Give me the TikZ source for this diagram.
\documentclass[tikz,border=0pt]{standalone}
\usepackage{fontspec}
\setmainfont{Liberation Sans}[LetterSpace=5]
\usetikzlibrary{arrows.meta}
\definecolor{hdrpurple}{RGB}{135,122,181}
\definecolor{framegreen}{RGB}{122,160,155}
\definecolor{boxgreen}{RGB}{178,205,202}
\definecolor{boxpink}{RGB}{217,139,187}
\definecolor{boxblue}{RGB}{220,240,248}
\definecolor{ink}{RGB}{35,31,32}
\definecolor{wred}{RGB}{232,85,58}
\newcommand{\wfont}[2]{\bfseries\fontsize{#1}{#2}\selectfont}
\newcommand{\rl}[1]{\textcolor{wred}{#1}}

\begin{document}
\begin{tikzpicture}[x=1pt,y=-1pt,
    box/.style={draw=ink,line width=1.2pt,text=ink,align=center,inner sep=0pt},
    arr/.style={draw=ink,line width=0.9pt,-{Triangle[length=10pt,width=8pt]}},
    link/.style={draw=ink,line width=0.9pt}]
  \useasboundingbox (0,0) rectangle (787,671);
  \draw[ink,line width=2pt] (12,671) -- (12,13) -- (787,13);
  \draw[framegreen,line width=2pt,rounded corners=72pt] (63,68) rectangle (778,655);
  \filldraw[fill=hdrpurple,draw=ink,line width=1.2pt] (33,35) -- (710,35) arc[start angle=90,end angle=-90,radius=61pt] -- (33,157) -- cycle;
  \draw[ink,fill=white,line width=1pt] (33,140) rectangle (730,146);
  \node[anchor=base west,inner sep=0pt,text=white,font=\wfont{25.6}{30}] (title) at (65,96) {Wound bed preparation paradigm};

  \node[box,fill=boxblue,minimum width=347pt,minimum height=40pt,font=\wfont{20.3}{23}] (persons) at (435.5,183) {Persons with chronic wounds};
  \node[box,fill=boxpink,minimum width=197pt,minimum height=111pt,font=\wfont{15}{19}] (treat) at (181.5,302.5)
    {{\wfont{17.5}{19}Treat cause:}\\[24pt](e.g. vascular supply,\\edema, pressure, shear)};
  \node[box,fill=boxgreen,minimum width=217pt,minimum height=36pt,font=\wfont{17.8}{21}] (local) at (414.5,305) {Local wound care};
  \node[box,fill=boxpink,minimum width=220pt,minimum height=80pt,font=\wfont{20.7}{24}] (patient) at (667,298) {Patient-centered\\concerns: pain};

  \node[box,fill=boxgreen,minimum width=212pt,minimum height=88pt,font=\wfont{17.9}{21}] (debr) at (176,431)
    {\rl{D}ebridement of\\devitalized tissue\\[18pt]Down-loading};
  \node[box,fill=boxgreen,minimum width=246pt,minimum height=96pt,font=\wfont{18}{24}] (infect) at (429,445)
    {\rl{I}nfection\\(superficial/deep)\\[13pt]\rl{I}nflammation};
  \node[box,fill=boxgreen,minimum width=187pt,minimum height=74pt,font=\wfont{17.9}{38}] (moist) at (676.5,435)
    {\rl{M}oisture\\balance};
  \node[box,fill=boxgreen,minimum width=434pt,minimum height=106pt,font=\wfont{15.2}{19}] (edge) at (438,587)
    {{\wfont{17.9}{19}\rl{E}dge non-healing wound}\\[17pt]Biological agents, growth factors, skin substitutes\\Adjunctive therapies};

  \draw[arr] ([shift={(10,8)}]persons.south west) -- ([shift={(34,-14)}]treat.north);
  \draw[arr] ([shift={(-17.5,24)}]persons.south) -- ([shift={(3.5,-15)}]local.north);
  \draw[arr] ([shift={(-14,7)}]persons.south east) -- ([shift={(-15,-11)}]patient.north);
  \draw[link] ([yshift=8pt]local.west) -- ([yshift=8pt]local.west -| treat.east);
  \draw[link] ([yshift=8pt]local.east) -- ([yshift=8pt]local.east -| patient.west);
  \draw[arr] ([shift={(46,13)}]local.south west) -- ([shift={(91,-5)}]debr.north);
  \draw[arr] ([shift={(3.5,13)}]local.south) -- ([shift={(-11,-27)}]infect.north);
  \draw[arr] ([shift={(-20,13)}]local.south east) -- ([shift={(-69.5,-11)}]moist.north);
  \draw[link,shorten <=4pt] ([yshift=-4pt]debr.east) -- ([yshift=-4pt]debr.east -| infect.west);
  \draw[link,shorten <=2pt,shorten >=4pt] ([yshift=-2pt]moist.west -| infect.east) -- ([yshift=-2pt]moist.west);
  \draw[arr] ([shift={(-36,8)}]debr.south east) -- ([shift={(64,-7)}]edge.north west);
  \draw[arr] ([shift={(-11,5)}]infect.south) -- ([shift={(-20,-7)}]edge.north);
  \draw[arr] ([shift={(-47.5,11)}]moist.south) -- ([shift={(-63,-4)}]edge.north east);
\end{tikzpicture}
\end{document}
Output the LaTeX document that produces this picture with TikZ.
-*-
→ GOAL: Each line above must be printed exactly as it appears.

→ RESPONSE TO THIS EXERCISE:
Give me the TikZ source for this diagram.
\documentclass[tikz,border=0pt]{standalone}
\usepackage{fontspec}
\setmainfont{Liberation Sans}[LetterSpace=5]
\usetikzlibrary{arrows.meta}
\definecolor{hdrpurple}{RGB}{135,122,181}
\definecolor{framegreen}{RGB}{122,160,155}
\definecolor{boxgreen}{RGB}{178,205,202}
\definecolor{boxpink}{RGB}{217,139,187}
\definecolor{boxblue}{RGB}{220,240,248}
\definecolor{ink}{RGB}{35,31,32}
\definecolor{wred}{RGB}{232,85,58}
\newcommand{\wfont}[2]{\bfseries\fontsize{#1}{#2}\selectfont}
\newcommand{\rl}[1]{\textcolor{wred}{#1}}

\begin{document}
\begin{tikzpicture}[x=1pt,y=-1pt,
    box/.style={draw=ink,line width=1.2pt,text=ink,align=center,inner sep=0pt},
    arr/.style={draw=ink,line width=0.9pt,-{Triangle[length=10pt,width=8pt]}},
    link/.style={draw=ink,line width=0.9pt}]
  \useasboundingbox (0,0) rectangle (787,671);
  \draw[ink,line width=2pt] (12,671) -- (12,13) -- (787,13);
  \draw[framegreen,line width=2pt,rounded corners=72pt] (63,68) rectangle (778,655);
  \filldraw[fill=hdrpurple,draw=ink,line width=1.2pt] (33,35) -- (710,35) arc[start angle=90,end angle=-90,radius=61pt] -- (33,157) -- cycle;
  \draw[ink,fill=white,line width=1pt] (33,140) rectangle (730,146);
  \node[anchor=base west,inner sep=0pt,text=white,font=\wfont{25.6}{30}] (title) at (65,96) {Wound bed preparation paradigm};

  \node[box,fill=boxblue,minimum width=347pt,minimum height=40pt,font=\wfont{20.3}{23}] (persons) at (435.5,183) {Persons with chronic wounds};
  \node[box,fill=boxpink,minimum width=197pt,minimum height=111pt,font=\wfont{15}{19}] (treat) at (181.5,302.5)
    {{\wfont{17.5}{19}Treat cause:}\\[24pt](e.g. vascular supply,\\edema, pressure, shear)};
  \node[box,fill=boxgreen,minimum width=217pt,minimum height=36pt,font=\wfont{17.8}{21}] (local) at (414.5,305) {Local wound care};
  \node[box,fill=boxpink,minimum width=220pt,minimum height=80pt,font=\wfont{20.7}{24}] (patient) at (667,298) {Patient-centered\\concerns: pain};

  \node[box,fill=boxgreen,minimum width=212pt,minimum height=88pt,font=\wfont{17.9}{21}] (debr) at (176,431)
    {\rl{D}ebridement of\\devitalized tissue\\[18pt]Down-loading};
  \node[box,fill=boxgreen,minimum width=246pt,minimum height=96pt,font=\wfont{18}{24}] (infect) at (429,445)
    {\rl{I}nfection\\(superficial/deep)\\[13pt]\rl{I}nflammation};
  \node[box,fill=boxgreen,minimum width=187pt,minimum height=74pt,font=\wfont{17.9}{38}] (moist) at (676.5,435)
    {\rl{M}oisture\\balance};
  \node[box,fill=boxgreen,minimum width=434pt,minimum height=106pt,font=\wfont{15.2}{19}] (edge) at (438,587)
    {{\wfont{17.9}{19}\rl{E}dge non-healing wound}\\[17pt]Biological agents, growth factors, skin substitutes\\Adjunctive therapies};

  \draw[arr] ([shift={(10,8)}]persons.south west) -- ([shift={(34,-14)}]treat.north);
  \draw[arr] ([shift={(-17.5,24)}]persons.south) -- ([shift={(3.5,-15)}]local.north);
  \draw[arr] ([shift={(-14,7)}]persons.south east) -- ([shift={(-15,-11)}]patient.north);
  \draw[link] ([yshift=8pt]local.west) -- ([yshift=8pt]local.west -| treat.east);
  \draw[link] ([yshift=8pt]local.east) -- ([yshift=8pt]local.east -| patient.west);
  \draw[arr] ([shift={(46,13)}]local.south west) -- ([shift={(91,-5)}]debr.north);
  \draw[arr] ([shift={(3.5,13)}]local.south) -- ([shift={(-11,-27)}]infect.north);
  \draw[arr] ([shift={(-20,13)}]local.south east) -- ([shift={(-69.5,-11)}]moist.north);
  \draw[link,shorten <=4pt] ([yshift=-4pt]debr.east) -- ([yshift=-4pt]debr.east -| infect.west);
  \draw[link,shorten <=2pt,shorten >=4pt] ([yshift=-2pt]moist.west -| infect.east) -- ([yshift=-2pt]moist.west);
  \draw[arr] ([shift={(-36,8)}]debr.south east) -- ([shift={(64,-7)}]edge.north west);
  \draw[arr] ([shift={(-11,5)}]infect.south) -- ([shift={(-20,-7)}]edge.north);
  \draw[arr] ([shift={(-47.5,11)}]moist.south) -- ([shift={(-63,-4)}]edge.north east);
\end{tikzpicture}
\end{document}
Output the LaTeX document that produces this picture with TikZ.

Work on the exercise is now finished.